[Source records start]
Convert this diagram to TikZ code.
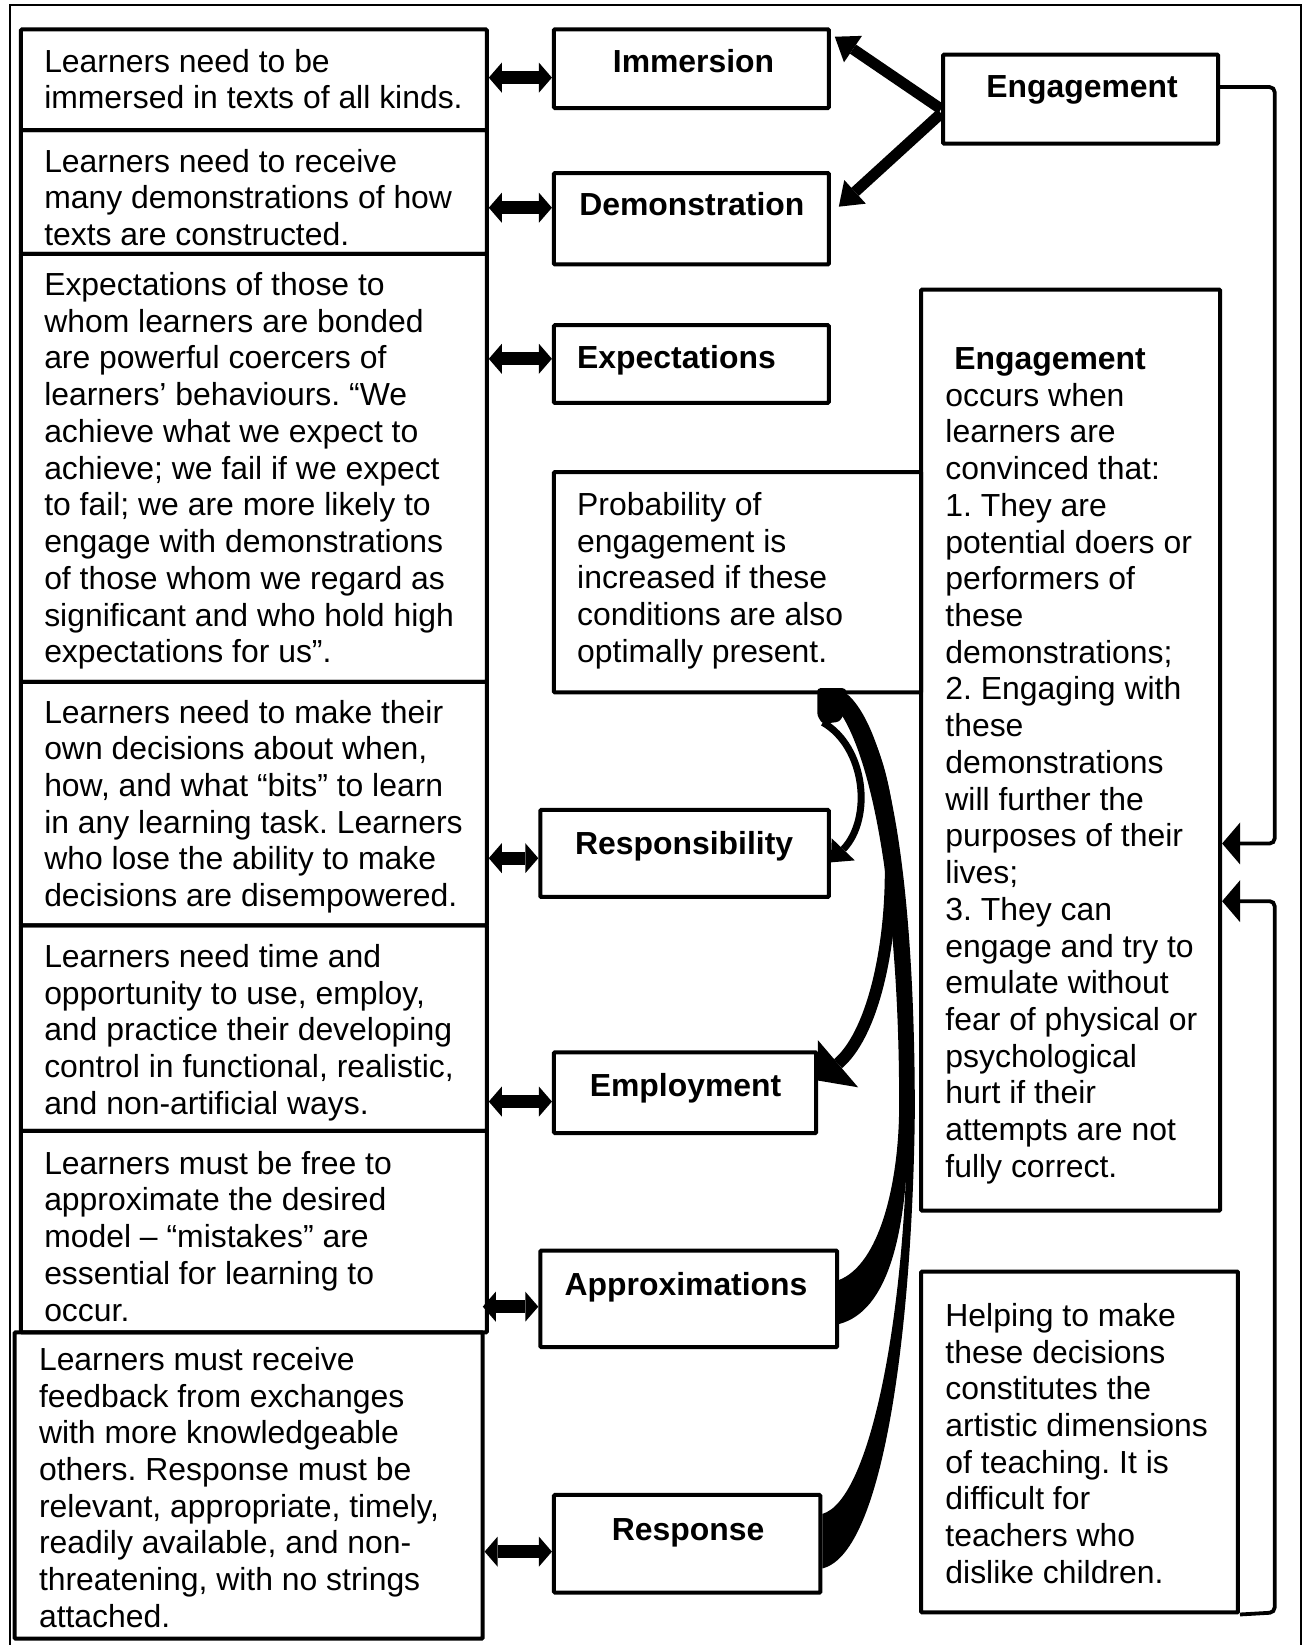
\documentclass[tikz,border=0pt]{standalone}
\usepackage{fontspec}
\setmainfont{Liberation Sans}
\usetikzlibrary{arrows.meta,fit,calc}
\frenchspacing

\tikzset{
  box/.style={draw, line width=4pt, inner sep=0pt, rounded corners=1pt},
  txt/.style={anchor=north west, inner sep=0pt, align=left, yshift=25.7pt,
              font=\fontsize{31.9pt}{36.72pt}\selectfont},
  lbl/.style={txt, font=\fontsize{31.9pt}{36.72pt}\selectfont\bfseries},
  dbl/.style={line width=13pt,
    {Triangle[width=30pt,length=13pt,line width=0pt]}-{Triangle[width=30pt,length=13pt,line width=0pt]}},
  earr/.style={line width=11pt, -{Triangle[width=32pt,length=22pt,line width=0pt]}},
  conn/.style={line width=3.8pt, rounded corners=5pt,
    -{Triangle[width=42pt,length=18pt,line width=0pt]}},
  outerframe/.style={line width=2pt}
}

\begin{document}
\begin{tikzpicture}[x=1.04911pt, y=-1.04911pt]
\useasboundingbox (0,0) rectangle (1242,1568);

% page frame
\draw[outerframe] (9.2,1590) -- (9.2,4.8) -- (1240.5,4.8) -- (1240.5,1590);

% left column: descriptions
\node[box, fit={(20,28) (464,124)}]   (L1) {};
\node[box, fit={(20,124) (464,242)}]  (L2) {};
\node[box, fit={(20,242) (464,650)}]  (L3) {};
\node[box, fit={(20,650) (464,882)}]  (L4) {};
\node[box, fit={(20,882) (464,1078)}] (L5) {};
\node[box, fit={(20,1078) (464,1270)}] (L6) {};
\node[box, fit={(14,1270) (460,1562)}] (L7) {};

\node[txt] (tL1) at (42,68.5) {\strut Learners need to be\\immersed in texts of all kinds.};
\node[txt] (tL2) at (42,164) {\strut Learners need to receive\\many demonstrations of how\\texts are constructed.};
\node[txt] (tL3) at (42,281.5) {\strut Expectations of those to\\whom learners are bonded\\are powerful coercers of\\learners’ behaviours. “We\\achieve what we expect to\\achieve; we fail if we expect\\to fail; we are more likely to\\engage with demonstrations\\of those whom we regard as\\significant and who hold high\\expectations for us”.};
\node[txt] (tL4) at (42,689) {\strut Learners need to make their\\own decisions about when,\\how, and what “bits” to learn\\in any learning task. Learners\\who lose the ability to make\\decisions are disempowered.};
\node[txt] (tL5) at (42,922) {\strut Learners need time and\\opportunity to use, employ,\\and practice their developing\\control in functional, realistic,\\and non-artificial ways.};
\node[txt] (tL6) at (42,1119) {\strut Learners must be free to\\approximate the desired\\model – “mistakes” are\\essential for learning to\\occur.};
\node[txt] (tL7) at (37,1306) {\strut Learners must receive\\feedback from exchanges\\with more knowledgeable\\others. Response must be\\relevant, appropriate, timely,\\readily available, and non-\\threatening, with no strings\\attached.};

% middle column: conditions
\node[box, fit={(528,28) (790,103)}]    (imm)  {};
\node[box, fit={(528,165) (790,252)}]   (dem)  {};
\node[box, fit={(528,310) (790,384)}]   (exp)  {};
\node[box, fit={(528,450) (878,660)}]   (prob) {};
\node[box, fit={(515,772) (790,855)}]   (resp) {};
\node[box, fit={(528,1003) (778,1080)}] (empl) {};
\node[box, fit={(515,1192) (798,1284)}] (appr) {};
\node[box, fit={(528,1425) (782,1518)}] (rspn) {};

\node[lbl] (timm)  at (584,69)   {\strut Immersion};
\node[lbl] (tdem)  at (552,205)  {\strut Demonstration};
\node[lbl] (texp)  at (550,351)  {\strut Expectations};
\node[txt] (tprob) at (550,491)  {\strut Probability of\\engagement is\\increased if these\\conditions are also\\optimally present.};
\node[lbl] (tresp) at (548,814)  {\strut Responsibility};
\node[lbl] (templ) at (562,1045) {\strut Employment};
\node[lbl] (tappr) at (538,1235) {\strut Approximations};
\node[lbl] (trspn) at (583,1468) {\strut Response};

% right column
\node[box, fit={(899,52) (1161,137)}]    (eng)  {};
\node[box, fit={(878,276) (1163,1154)}]  (engt) {};
\node[box, fit={(878,1212) (1180,1537)}] (help) {};

\node[lbl] (teng) at (940,93) {\strut Engagement};
\node[txt] (tengt) at (901,352) {\strut\hspace*{8.9pt}{\bfseries Engagement}\\occurs when\\learners are\\convinced that:\\1. They are\\potential doers or\\performers of\\these\\demonstrations;\\2. Engaging with\\these\\demonstrations\\will further the\\purposes of their\\lives;\\3. They can\\engage and try to\\emulate without\\fear of physical or\\psychological\\hurt if their\\attempts are not\\fully correct.};
\node[txt] (thelp) at (901,1264) {\strut Helping to make\\these decisions\\constitutes the\\artistic dimensions\\of teaching. It is\\difficult for\\teachers who\\dislike children.};

% two-way links between descriptions and conditions
\draw[dbl] (L1.east |- 0,74)   -- (imm.west |- 0,74);
\draw[dbl] (L2.east |- 0,198)  -- (dem.west |- 0,198);
\draw[dbl] (L3.east |- 0,342)  -- (exp.west |- 0,342);
\draw[dbl] (L4.east |- 0,818)  -- (resp.west |- 0,818);
\draw[dbl] (L5.east |- 0,1050) -- (empl.west |- 0,1050);
\draw[dbl] ([xshift=-6pt]L6.east |- 0,1245.5) -- (appr.west |- 0,1245.5);
\draw[dbl] (L7.east |- 0,1479) -- (rspn.west |- 0,1479);

% engagement draws on immersion and demonstration
\draw[earr] (eng.west |- 0,104) -- ([xshift=4pt]imm.east |- 0,35);
\draw[earr] (eng.west |- 0,108) -- ([xshift=8pt]dem.east |- 0,197);

% loops back into the engagement conditions
\draw[conn] (eng.east |- 0,83) -- (1215,83) -- (1215,804) -- (engt.east |- 0,804);
\draw[conn] (help.south east) -- (1215,1537) -- (1215,859) -- (engt.east |- 0,859);

% curved arrows from the probability box
\coordinate (src) at (792,660);
\fill[rounded corners=3pt] (779,656) -- (806,656) -- (810,672) -- (800,688) -- (784,690) -- (779,682) -- cycle;
\draw[line width=7pt, -{Triangle[width=32pt,length=18pt,line width=0pt]}]
  ([xshift=-8pt,yshift=-30pt]src) .. controls (825,712) and (832,780) .. (resp.east |- 0,822);
\draw[line width=12pt, -{Triangle[width=62pt,length=26pt,line width=0pt]}]
  ([xshift=6pt,yshift=-12pt]src) .. controls (870,710) and (862,960) .. (empl.east |- 0,1030);
% band into Approximations
\fill (805,662) .. controls (848,700) and (866,850) .. (866,1060)
  .. controls (866,1180) and (845,1250) .. (appr.east |- 0,1262)
  -- (appr.east |- 0,1220)
  .. controls (838,1205) and (856,1130) .. (857,1060)
  .. controls (858,880) and (835,712) .. (792,668) -- cycle;
% band into Response
\fill (808,662) .. controls (850,700) and (872,850) .. (872,1060)
  .. controls (870,1250) and (845,1480) .. (rspn.east |- 0,1495)
  -- (rspn.east |- 0,1443)
  .. controls (830,1430) and (864,1250) .. (865,1060)
  .. controls (866,880) and (840,712) .. (795,668) -- cycle;
\end{tikzpicture}
\end{document}
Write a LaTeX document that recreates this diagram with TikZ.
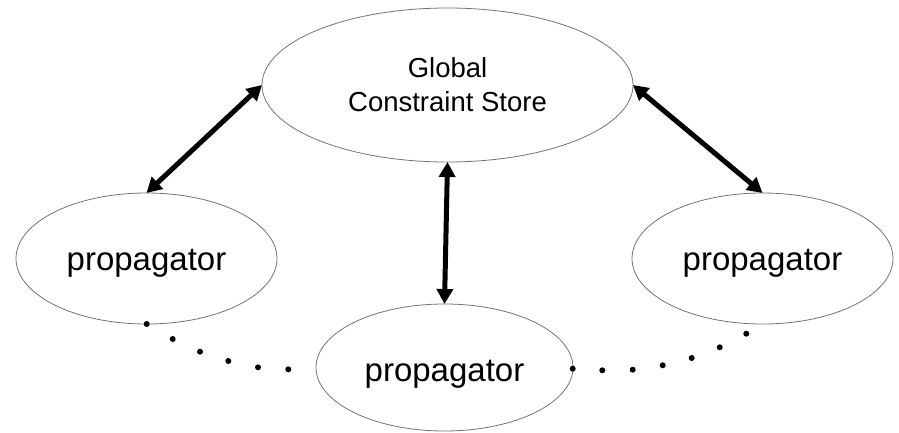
[Source records end]
• What is required: Quote every record above exactly, omitting any pictures they contain.

• Answer to the exercise:
Convert this diagram to TikZ code.
\documentclass[tikz,border=0pt]{standalone}
\usepackage{fontspec}
\setmainfont{Liberation Sans}
\usetikzlibrary{arrows.meta,fit,calc}
\frenchspacing

\tikzset{
  box/.style={draw, line width=4pt, inner sep=0pt, rounded corners=1pt},
  txt/.style={anchor=north west, inner sep=0pt, align=left, yshift=25.7pt,
              font=\fontsize{31.9pt}{36.72pt}\selectfont},
  lbl/.style={txt, font=\fontsize{31.9pt}{36.72pt}\selectfont\bfseries},
  dbl/.style={line width=13pt,
    {Triangle[width=30pt,length=13pt,line width=0pt]}-{Triangle[width=30pt,length=13pt,line width=0pt]}},
  earr/.style={line width=11pt, -{Triangle[width=32pt,length=22pt,line width=0pt]}},
  conn/.style={line width=3.8pt, rounded corners=5pt,
    -{Triangle[width=42pt,length=18pt,line width=0pt]}},
  outerframe/.style={line width=2pt}
}

\begin{document}
\begin{tikzpicture}[x=1.04911pt, y=-1.04911pt]
\useasboundingbox (0,0) rectangle (1242,1568);

% page frame
\draw[outerframe] (9.2,1590) -- (9.2,4.8) -- (1240.5,4.8) -- (1240.5,1590);

% left column: descriptions
\node[box, fit={(20,28) (464,124)}]   (L1) {};
\node[box, fit={(20,124) (464,242)}]  (L2) {};
\node[box, fit={(20,242) (464,650)}]  (L3) {};
\node[box, fit={(20,650) (464,882)}]  (L4) {};
\node[box, fit={(20,882) (464,1078)}] (L5) {};
\node[box, fit={(20,1078) (464,1270)}] (L6) {};
\node[box, fit={(14,1270) (460,1562)}] (L7) {};

\node[txt] (tL1) at (42,68.5) {\strut Learners need to be\\immersed in texts of all kinds.};
\node[txt] (tL2) at (42,164) {\strut Learners need to receive\\many demonstrations of how\\texts are constructed.};
\node[txt] (tL3) at (42,281.5) {\strut Expectations of those to\\whom learners are bonded\\are powerful coercers of\\learners’ behaviours. “We\\achieve what we expect to\\achieve; we fail if we expect\\to fail; we are more likely to\\engage with demonstrations\\of those whom we regard as\\significant and who hold high\\expectations for us”.};
\node[txt] (tL4) at (42,689) {\strut Learners need to make their\\own decisions about when,\\how, and what “bits” to learn\\in any learning task. Learners\\who lose the ability to make\\decisions are disempowered.};
\node[txt] (tL5) at (42,922) {\strut Learners need time and\\opportunity to use, employ,\\and practice their developing\\control in functional, realistic,\\and non-artificial ways.};
\node[txt] (tL6) at (42,1119) {\strut Learners must be free to\\approximate the desired\\model – “mistakes” are\\essential for learning to\\occur.};
\node[txt] (tL7) at (37,1306) {\strut Learners must receive\\feedback from exchanges\\with more knowledgeable\\others. Response must be\\relevant, appropriate, timely,\\readily available, and non-\\threatening, with no strings\\attached.};

% middle column: conditions
\node[box, fit={(528,28) (790,103)}]    (imm)  {};
\node[box, fit={(528,165) (790,252)}]   (dem)  {};
\node[box, fit={(528,310) (790,384)}]   (exp)  {};
\node[box, fit={(528,450) (878,660)}]   (prob) {};
\node[box, fit={(515,772) (790,855)}]   (resp) {};
\node[box, fit={(528,1003) (778,1080)}] (empl) {};
\node[box, fit={(515,1192) (798,1284)}] (appr) {};
\node[box, fit={(528,1425) (782,1518)}] (rspn) {};

\node[lbl] (timm)  at (584,69)   {\strut Immersion};
\node[lbl] (tdem)  at (552,205)  {\strut Demonstration};
\node[lbl] (texp)  at (550,351)  {\strut Expectations};
\node[txt] (tprob) at (550,491)  {\strut Probability of\\engagement is\\increased if these\\conditions are also\\optimally present.};
\node[lbl] (tresp) at (548,814)  {\strut Responsibility};
\node[lbl] (templ) at (562,1045) {\strut Employment};
\node[lbl] (tappr) at (538,1235) {\strut Approximations};
\node[lbl] (trspn) at (583,1468) {\strut Response};

% right column
\node[box, fit={(899,52) (1161,137)}]    (eng)  {};
\node[box, fit={(878,276) (1163,1154)}]  (engt) {};
\node[box, fit={(878,1212) (1180,1537)}] (help) {};

\node[lbl] (teng) at (940,93) {\strut Engagement};
\node[txt] (tengt) at (901,352) {\strut\hspace*{8.9pt}{\bfseries Engagement}\\occurs when\\learners are\\convinced that:\\1. They are\\potential doers or\\performers of\\these\\demonstrations;\\2. Engaging with\\these\\demonstrations\\will further the\\purposes of their\\lives;\\3. They can\\engage and try to\\emulate without\\fear of physical or\\psychological\\hurt if their\\attempts are not\\fully correct.};
\node[txt] (thelp) at (901,1264) {\strut Helping to make\\these decisions\\constitutes the\\artistic dimensions\\of teaching. It is\\difficult for\\teachers who\\dislike children.};

% two-way links between descriptions and conditions
\draw[dbl] (L1.east |- 0,74)   -- (imm.west |- 0,74);
\draw[dbl] (L2.east |- 0,198)  -- (dem.west |- 0,198);
\draw[dbl] (L3.east |- 0,342)  -- (exp.west |- 0,342);
\draw[dbl] (L4.east |- 0,818)  -- (resp.west |- 0,818);
\draw[dbl] (L5.east |- 0,1050) -- (empl.west |- 0,1050);
\draw[dbl] ([xshift=-6pt]L6.east |- 0,1245.5) -- (appr.west |- 0,1245.5);
\draw[dbl] (L7.east |- 0,1479) -- (rspn.west |- 0,1479);

% engagement draws on immersion and demonstration
\draw[earr] (eng.west |- 0,104) -- ([xshift=4pt]imm.east |- 0,35);
\draw[earr] (eng.west |- 0,108) -- ([xshift=8pt]dem.east |- 0,197);

% loops back into the engagement conditions
\draw[conn] (eng.east |- 0,83) -- (1215,83) -- (1215,804) -- (engt.east |- 0,804);
\draw[conn] (help.south east) -- (1215,1537) -- (1215,859) -- (engt.east |- 0,859);

% curved arrows from the probability box
\coordinate (src) at (792,660);
\fill[rounded corners=3pt] (779,656) -- (806,656) -- (810,672) -- (800,688) -- (784,690) -- (779,682) -- cycle;
\draw[line width=7pt, -{Triangle[width=32pt,length=18pt,line width=0pt]}]
  ([xshift=-8pt,yshift=-30pt]src) .. controls (825,712) and (832,780) .. (resp.east |- 0,822);
\draw[line width=12pt, -{Triangle[width=62pt,length=26pt,line width=0pt]}]
  ([xshift=6pt,yshift=-12pt]src) .. controls (870,710) and (862,960) .. (empl.east |- 0,1030);
% band into Approximations
\fill (805,662) .. controls (848,700) and (866,850) .. (866,1060)
  .. controls (866,1180) and (845,1250) .. (appr.east |- 0,1262)
  -- (appr.east |- 0,1220)
  .. controls (838,1205) and (856,1130) .. (857,1060)
  .. controls (858,880) and (835,712) .. (792,668) -- cycle;
% band into Response
\fill (808,662) .. controls (850,700) and (872,850) .. (872,1060)
  .. controls (870,1250) and (845,1480) .. (rspn.east |- 0,1495)
  -- (rspn.east |- 0,1443)
  .. controls (830,1430) and (864,1250) .. (865,1060)
  .. controls (866,880) and (840,712) .. (795,668) -- cycle;
\end{tikzpicture}
\end{document}
Write a LaTeX document that recreates this diagram with TikZ.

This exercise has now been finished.